Unfortunately for Ferguson and Muniz, both had signed arbitration agreements with Corinthian or one of its subsidiaries as part of the admission process. Under these agreements, they waived the right to sue Corinthian and agreed to arbitrate any claims under the Federal Arbitration Act (FAA).
When Ferguson and Muniz sued in federal court, Corinthian moved to dismiss their case on the grounds that they were compelled to arbitrate. A federal judge granted Corinthian's motion in part but allowed the former students to seek an injunction against Corinthian in federal court.
On appeal, the Ninth Circuit reversed, ruling that all claims against Corinthian must be arbitrated, including any request for injunctive relief. The Federal Arbitration Act "reflects an 'emphatic federal policy' in favor of arbitration," the court said. Under the Supremacy Clause of the United States Constitution, "the FAA preempts contrary state law" and prevents the states from allowing a party to go to court to resolve claims that the party had previously agreed to submit to arbitration.

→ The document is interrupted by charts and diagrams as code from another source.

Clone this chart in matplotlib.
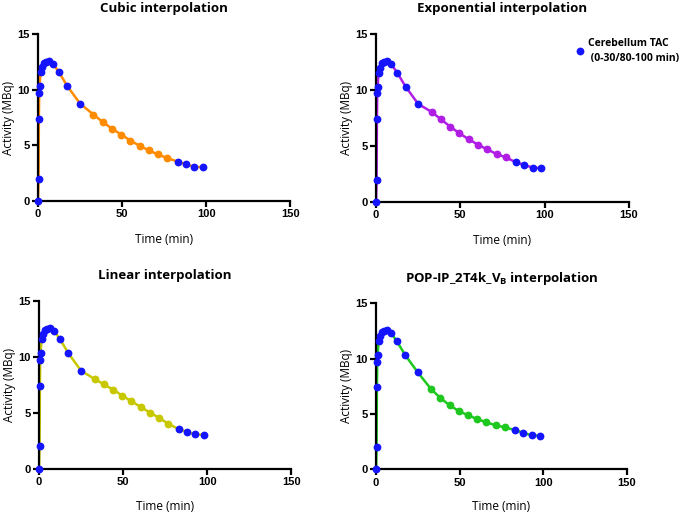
import matplotlib
matplotlib.use("Agg")
import matplotlib.pyplot as plt

# Measured cerebellum TAC (0-30 / 80-100 min)
t_early = [0, 0.3, 0.5, 0.7, 0.9, 1.5, 2.5, 3.5, 5, 6.5, 9, 12.5, 17.5, 25]
y_early = [0, 2.0, 7.4, 9.7, 10.3, 11.55, 12.0, 12.4, 12.5, 12.6, 12.3, 11.55, 10.3, 8.75]
t_late = [83, 88, 93, 98]
y_late = [3.55, 3.31, 3.07, 3.04]

# Interpolated points in the 30-80 min gap
t_gap = [33, 38.5, 44, 49.5, 55, 60.5, 66, 71.5, 77]
y_cubic = [7.76, 7.10, 6.50, 5.97, 5.43, 4.96, 4.54, 4.18, 3.85]
y_expo = [8.04, 7.38, 6.73, 6.13, 5.60, 5.12, 4.70, 4.29, 3.99]
y_linear = [8.02, 7.54, 7.07, 6.53, 6.03, 5.52, 5.02, 4.54, 4.01]
y_pop = [7.23, 6.45, 5.78, 5.27, 4.88, 4.55, 4.25, 3.98, 3.80]

titles = ["Cubic interpolation", "Exponential interpolation",
          "Linear interpolation", r"POP-IP_2T4k_V$_\mathregular{B}$ interpolation"]
gaps = [y_cubic, y_expo, y_linear, y_pop]
colors = ["#ff8c00", "#b01ee6", "#c8c800", "#1ec81e"]
positions = [[0.0555, 0.608, 0.368, 0.326],
             [0.549, 0.606, 0.369, 0.328],
             [0.057, 0.086, 0.368, 0.328],
             [0.549, 0.085, 0.366, 0.324]]

blue = "#1414ff"
fig = plt.figure(figsize=(6.85, 5.13), dpi=100)

for i in range(4):
    ax = fig.add_axes(positions[i])
    t_all = t_early + t_gap + t_late
    y_all = y_early + gaps[i] + y_late
    ax.plot(t_all, y_all, color=colors[i], lw=1.8, zorder=2)
    ax.plot(t_gap, gaps[i], "o", color=colors[i], ms=4.6, zorder=3)
    ax.plot(t_early + t_late, y_early + y_late, "o", color=blue, ms=4.6, zorder=4,
            label="Cerebellum TAC\n (0-30/80-100 min)", clip_on=False)

    ax.set_xlim(0, 150)
    ax.set_ylim(0, 15)
    ax.set_xticks([0, 50, 100, 150])
    ax.set_yticks([0, 5, 10, 15])
    for s in ["top", "right"]:
        ax.spines[s].set_visible(False)
    for s in ["left", "bottom"]:
        ax.spines[s].set_linewidth(1.6)
    ax.tick_params(width=1.6, length=4, direction="out", pad=2)
    for lab in ax.get_xticklabels() + ax.get_yticklabels():
        lab.set_fontfamily("Liberation Sans")
        lab.set_fontweight("bold")
        lab.set_fontsize(8)

    ax.set_title(titles[i], fontfamily="Open Sans", fontweight="bold", fontsize=9.5, pad=15.5)
    ax.set_xlabel("Time (min)", fontfamily="Open Sans", fontsize=8.5,
                  labelpad=10 if i < 2 else 9)
    ax.set_ylabel("Activity (MBq)", fontfamily="Open Sans", fontsize=8.5, labelpad=2)

    if i == 1:
        leg = ax.legend(loc="upper left", bbox_to_anchor=(0.765, 1.0), frameon=False,
                        handletextpad=0.2, borderaxespad=0, handlelength=1.2,
                        labelspacing=0.3,
                        prop={"family": "Open Sans", "weight": "bold", "size": 7.5})
        for t in leg.get_texts():
            t.set_linespacing(1.45)

fig.savefig("out.png", dpi=100)
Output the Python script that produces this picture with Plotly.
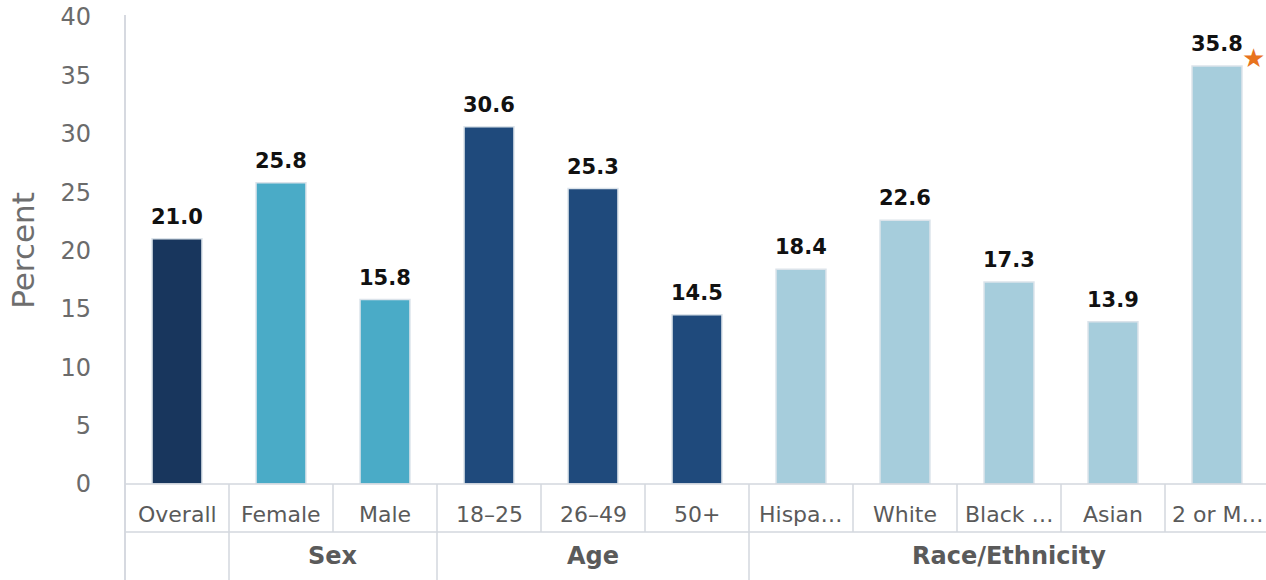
import plotly.graph_objects as go

categories = ["Overall", "Female", "Male", "18–25", "26–49", "50+",
              "Hispa…", "White", "Black …", "Asian", "2 or M…"]
values = [21.0, 25.8, 15.8, 30.6, 25.3, 14.5, 18.4, 22.6, 17.3, 13.9, 35.8]
bar_colors = ["#18365d", "#4aabc7", "#4aabc7", "#1f4a7c", "#1f4a7c", "#1f4a7c",
              "#a6cddc", "#a6cddc", "#a6cddc", "#a6cddc", "#a6cddc"]
groups = [("Sex", 1, 2), ("Age", 3, 5), ("Race/Ethnicity", 6, 10)]
y_ticks = [0, 5, 10, 15, 20, 25, 30, 35, 40]
star_index = 10

W, H = 1266, 580
ML, MR, MT, MB = 125, 0, 17, 96
plot_w = W - ML - MR
plot_h = H - MT - MB
n = len(categories)
col_px = 104.0
x0 = -0.5
x1 = x0 + plot_w / col_px
row_px = 48.0

FONT = "DejaVu Sans"
GRID = "#d3d7de"
TXT = "#5a5a5a"

fig = go.Figure()
fig.add_trace(go.Bar(
    x=categories, y=values,
    marker=dict(color=bar_colors, line=dict(color="#dbe3ea", width=1.5)),
    width=0.48, hoverinfo="skip",
))

def px(xdata):
    return (xdata - x0) / (x1 - x0)

def py(pix_below):
    return -pix_below / plot_h

shapes = []
shapes.append(dict(type="line", xref="paper", yref="paper", x0=0, x1=0,
                   y0=py(MB), y1=1 + 2 / plot_h, line=dict(color="#c9cdd6", width=1.5)))
for yy in [0, row_px]:
    shapes.append(dict(type="line", xref="paper", yref="paper", x0=0, x1=1,
                       y0=py(yy), y1=py(yy), line=dict(color=GRID, width=1.5)))
for i in range(1, n + 1):
    b = i - 0.5
    if px(b) <= 1.0:
        shapes.append(dict(type="line", xref="paper", yref="paper", x0=px(b), x1=px(b),
                           y0=py(0), y1=py(row_px), line=dict(color=GRID, width=1.5)))
for name, a, b in groups:
    xb = a - 0.5
    shapes.append(dict(type="line", xref="paper", yref="paper", x0=px(xb), x1=px(xb),
                       y0=py(row_px), y1=py(MB), line=dict(color=GRID, width=1.5)))

annotations = []
for c, v in zip(categories, values):
    annotations.append(dict(x=c, y=v, xref="x", yref="y", text=f"<b>{v:.1f}</b>",
                            showarrow=False, yanchor="bottom", yshift=8,
                            font=dict(family=FONT, size=21, color="#111111")))
    annotations.append(dict(x=c, y=0, xref="x", yref="paper", text=c,
                            showarrow=False, yanchor="middle", yshift=-30,
                            font=dict(family=FONT, size=22, color=TXT)))
for name, a, b in groups:
    annotations.append(dict(x=(a + b) / 2, y=0, xref="x", yref="paper", text=f"<b>{name}</b>",
                            showarrow=False, yanchor="middle", yshift=-72,
                            font=dict(family=FONT, size=24, color=TXT)))
annotations.append(dict(x=categories[star_index], y=values[star_index], xref="x", yref="y",
                        text="★", showarrow=False, xshift=36, yshift=8,
                        font=dict(family=FONT, size=26, color="#e8731e")))

fig.update_layout(
    width=W, height=H,
    margin=dict(l=ML, r=MR, t=MT, b=MB),
    paper_bgcolor="white", plot_bgcolor="white",
    showlegend=False,
    xaxis=dict(type="category", range=[x0, x1], showticklabels=False, showgrid=False,
               zeroline=False, showline=False, ticks="", fixedrange=True),
    yaxis=dict(range=[0, 40], tickvals=y_ticks, showgrid=False, zeroline=False,
               showline=False, ticks="", ticklabelstandoff=33,
               tickfont=dict(family=FONT, size=24, color="#6b6b6b"),
               title=dict(text="Percent", standoff=16,
                          font=dict(family=FONT, size=31, color="#6e6e6e"))),
    shapes=shapes, annotations=annotations,
)

fig.write_html("out.html")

Why is Ferguson v. Corinthian Colleges, Inc. a bad decision for students?

Why do the for-profits require students to sign arbitration agreements as a condition of enrolling? Forcing dissatisfied students to arbitrate their claims is advantageous to the corporate universities because students must pay a part of the arbitrator's cost, something many students can't afford to do. In addition, the for-profits prefer to go before an arbitrator rather than a jury, which might be quite sympathetic to a student's claim that he or she was induced to enroll in a for-profit college based on false promises and misrepresentations.
 
Moreover, arbitrators generally do not award punitive damages, their power to grant injunctive relief is limited if not non-existent, and an arbitrator's decision is usually private and not subject to public inspection. No wonder the for-profits require their students to sign agreements promising to arbitrate their complaints and not file lawsuits.

Congress should pass a law barring for-profit colleges from forcing students to sign arbitration agreements

Under the Federal Arbitration Act, as interpreted by the U.S. Supreme Court, states do not have the authority to allow ripped-off students to sue for-profit colleges under state consumer-protection laws if those students signed arbitration agreements, which many of them are forced to do as a condition of enrolling in a for-profit college. This is wrong.
 
President Obama should introduce legislation that prohibits for-profit colleges from forcing students to sign arbitration agreements and specifically permits students to sue for-profit colleges for fraud or misrepresentation under appropriate state consumer-protection laws. The legislation should give students the right to a jury trial, and prevailing students should receive attorney fees and punitive damages when appropriate.
 
Of course, President Obama will never introduce such legislation, and Congress would never pass it if he did. The for-profits are too politically powerful for such a law ever to be adopted.
 
Rather than tackle the abuses in the for-profit college industry, President Obama prefers to introduce a complicated and toothless rating system for colleges--a rating system that will do nothing to reduce the harm so many students suffer when they borrow money to attend a for-profit college or university.

References
 
Ferguson v. Corinthian Colleges, Inc., 733 F.3d 928 (9th Cir. 2013).